Growing up with a narcissistic mother and/or narcissistic father is one of the most difficult and painful life experiences of all. You were treated dismissively without love and in its place was cruelty, criticism and humiliation. In some instances you were always compared with the golden child in the family who became a narcissist right before your eyes. This brother or sister taunted you and scared you. Mother or father always came to the defense of their “dear” special son or daughter. You were left with a back of the hand and any psychological crumbs you could scrape off the floor.
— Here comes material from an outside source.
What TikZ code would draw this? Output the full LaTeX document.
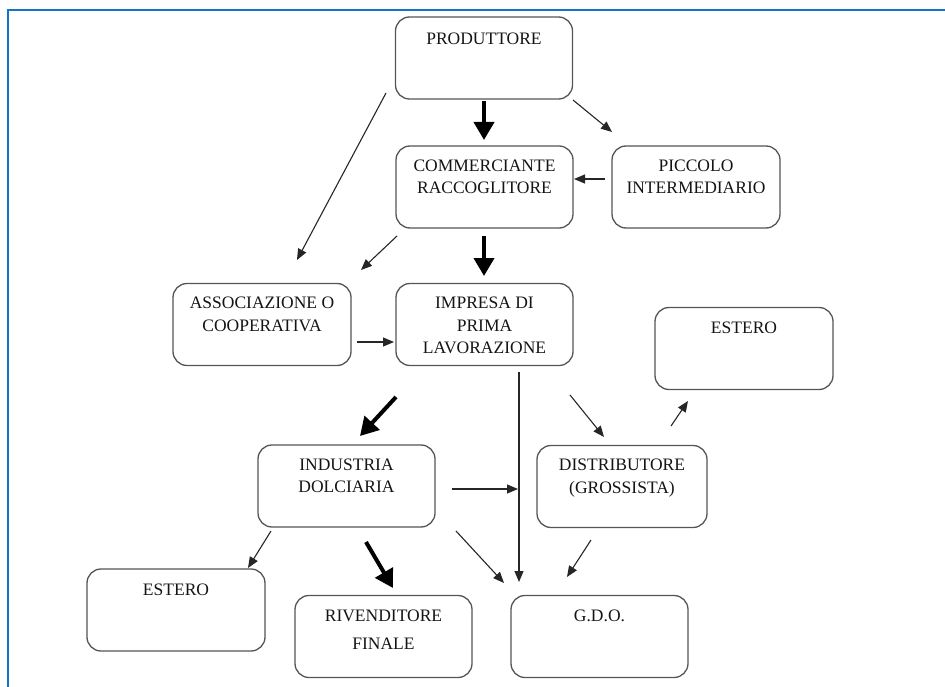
\documentclass[tikz,border=0pt]{standalone}
\usepackage{fontspec}
\setmainfont{Liberation Serif}
\usetikzlibrary{arrows.meta}
\definecolor{frameblue}{RGB}{20,115,200}
\definecolor{boxgray}{RGB}{85,85,85}
\definecolor{txt}{RGB}{20,20,20}
\begin{document}
\begin{tikzpicture}[x=1pt,y=-1pt,
  box/.style={draw=boxgray, line width=1.3pt, rounded corners=14pt, minimum width=#1, minimum height=82pt, inner sep=0pt},
  box/.default=177pt,
  lbl/.style={anchor=north, inner sep=0pt, align=center, text=txt, font=\fontsize{17.5}{22.5}\selectfont},
  thin/.style={draw=black!85, line width=1.1pt, -{Triangle[length=11pt,width=9pt]}},
  thick/.style={draw=black, line width=4pt, -{Triangle[length=18pt,width=20pt]}}]
\useasboundingbox (0,0) rectangle (945,687);
\draw[frameblue, line width=1.6pt] (8,687) -- (8,10) -- (945,10);

% boxes
\node[box] (prod) at (484,58) {};
\node[box] (comm) at (484.5,187) {};
\node[box=168pt] (picc) at (696,187) {};
\node[box=178pt] (assoc) at (262,324.5) {};
\node[box] (impr) at (484.5,324.5) {};
\node[box=178pt] (estR) at (744,348.5) {};
\node[box=170pt] (distr) at (622,486.5) {};
\node[box] (indu) at (346.5,486) {};
\node[box=178pt] (estL) at (176,610) {};
\node[box] (riv) at (383.5,636.5) {};
\node[box] (gdo) at (599.5,636.5) {};

% labels
\node[lbl] (prod-t) at ([yshift=-16pt]prod.north) {PRODUTTORE};
\node[lbl] (comm-t) at ([yshift=-14pt]comm.north) {COMMERCIANTE\\RACCOGLITORE};
\node[lbl] (picc-t) at ([yshift=-14pt]picc.north) {PICCOLO\\INTERMEDIARIO};
\node[lbl] (assoc-t) at ([yshift=-14pt]assoc.north) {ASSOCIAZIONE O\\COOPERATIVA};
\node[lbl] (impr-t) at ([yshift=-14pt]impr.north) {IMPRESA DI\\PRIMA\\LAVORAZIONE};
\node[lbl] (estR-t) at ([yshift=-15pt]estR.north) {ESTERO};
\node[lbl] (distr-t) at ([yshift=-14pt]distr.north) {DISTRIBUTORE\\(GROSSISTA)};
\node[lbl] (indu-t) at ([yshift=-14pt]indu.north) {INDUSTRIA\\DOLCIARIA};
\node[lbl] (estL-t) at ([yshift=-15pt]estL.north) {ESTERO};
\node[lbl] (riv-t) at ([yshift=-15pt]riv.north) {RIVENDITORE\\[5pt]FINALE};
\node[lbl] (gdo-t) at ([yshift=-15pt]gdo.north) {G.D.O.};

% connector end points
\coordinate (a1s) at (484,101);   \coordinate (a1e) at (484,140);
\coordinate (a2s) at (573,100);   \coordinate (a2e) at (612,132);
\coordinate (a3s) at (605,179);   \coordinate (a3e) at (574,179);
\coordinate (a4s) at (386,93);    \coordinate (a4e) at (297,260);
\coordinate (a5s) at (397,236);   \coordinate (a5e) at (361,270);
\coordinate (a6s) at (484,236);   \coordinate (a6e) at (484,276);
\coordinate (a7s) at (357,342);   \coordinate (a7e) at (394,342);
\coordinate (a8s) at (519,372);   \coordinate (a8e) at (519,582);
\coordinate (a9s) at (570,395);   \coordinate (a9e) at (604,437);
\coordinate (a10s) at (671,426);  \coordinate (a10e) at (688,401);
\coordinate (a11s) at (396,397);  \coordinate (a11e) at (360,436);
\coordinate (a12s) at (452,489);  \coordinate (a12e) at (518,489);
\coordinate (a13s) at (271,531);  \coordinate (a13e) at (248,568);
\coordinate (a14s) at (366,542);  \coordinate (a14e) at (393,588);
\coordinate (a15s) at (456,531);  \coordinate (a15e) at (504,583);
\coordinate (a16s) at (591,540);  \coordinate (a16e) at (567,577);

\draw[thick] (a1s) -- (a1e);
\draw[thin] (a2s) -- (a2e);
\draw[thin] (a3s) -- (a3e);
\draw[thin] (a4s) -- (a4e);
\draw[thin] (a5s) -- (a5e);
\draw[thick] (a6s) -- (a6e);
\draw[thin] (a7s) -- (a7e);
\draw[thin] (a8s) -- (a8e);
\draw[thin] (a9s) -- (a9e);
\draw[thin] (a10s) -- (a10e);
\draw[thick] (a11s) -- (a11e);
\draw[thin] (a12s) -- (a12e);
\draw[thin] (a13s) -- (a13e);
\draw[thick] (a14s) -- (a14e);
\draw[thin] (a15s) -- (a15e);
\draw[thin] (a16s) -- (a16e);
\end{tikzpicture}
\end{document}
Children of narcissists are often highly intuitive. They know when something secret is going in their family. They may not be able to put their finger exactly on it and it usually takes time for the exact truth to form but by keen observation, eventually they know the truth. Children of narcissists are often truth seekers. They are among the most empathic of individuals.
Narcissists have secret lives. They lie effortlessly. They are two faced–appearing with a perfect public image that most people believe. In the shadows, when no one is looking, they do tremendous damage to family members, including their children.
The narcissistic parent shows favoritism to one child and extreme cruelty to another. He/she dismisses one as non-existent and raises the other to a state of royalty. The narcissist is always out for psychological supply that will keep his/her ego inflated and uses his golden child in this way.
There are narcissistic parents who perpetrate crimes on their children. I am talking about incest. (There are non-narcissistic parents who commit these crimes as well.) Incest is still a subject that is not approached openly in our society. It remains a taboo subject to this day. There are children who remember what happened to them. They were incested by their mother or father. This could have been one incident, several or a pattern of incest that ran through their entire young lives. Incest affects a child psychologically in a very deleterious way.
In many instances the child “forgets” what happened at the time because the experience was psychologically intolerable. At some point in their lives, some children remember and are horrified and haunted and overwhelmed. These experiences can reawaken to the surface at any time but often they occur when a person is under extreme stress, psychological trauma, a tragic incident or during psychotherapy.
The child may go to the narcissistic parent and confront them with this dreadful memory of what was perpetrated on them. The parent skillfully denies what he or she has done. Narcissistic parents are so cunning and clever that they lead the child to believe that this never happened. So much pressure is put on the accuser and victim that the victim becomes the target of psychological abuse. There are brothers or sisters who were not the victim of incest in the family but knew bits and pieces of the crimes that were occurring but were too scared to say anything.
The narcissistic parent adroitly has his/her story cleverly composed. “She/he has made up this accusation to get attention.” “She/he has this confused with something else that happened.” “She has always been highly dramatic and over the top; you can’t believe anything she says.” ” Her/his therapist implanted this incest memory during psychotherapy. It is absolutely untrue.”
The victim becomes the “crazy one”, the “liar”, the “histrionic”, etc. The narcissist’s lies usually “work” with other family members. No one wants to think or believe that this mother or father did the unthinkable. Well, this is not unthinkable. It happens more frequently than most people want to believe. Because the thought or the deed of incest makes people feel uncomfortable does not mean that it never happened or shouldn’t be discussed with candor and as often as necessary to bring these crimes into the light.
There are no words that are adequate to tell those who have been affected by incest how sad and horrified I feel for you. I wish you continued healing.
Those who discover the narcissist’s horrid secret should not be surprised that the rest of the family either is in total denial or if you reveal it, will turn against you for discovering it and revealing it.
You know the truth. Take strength and comfort in this, now and for the rest of your life. Most people do not want to know the truth about anything. They remain in denial and delusion and keep it that way for the rest of their lives.
There are rare individuals who seek and live the truth. That is a gift that they give to all of us.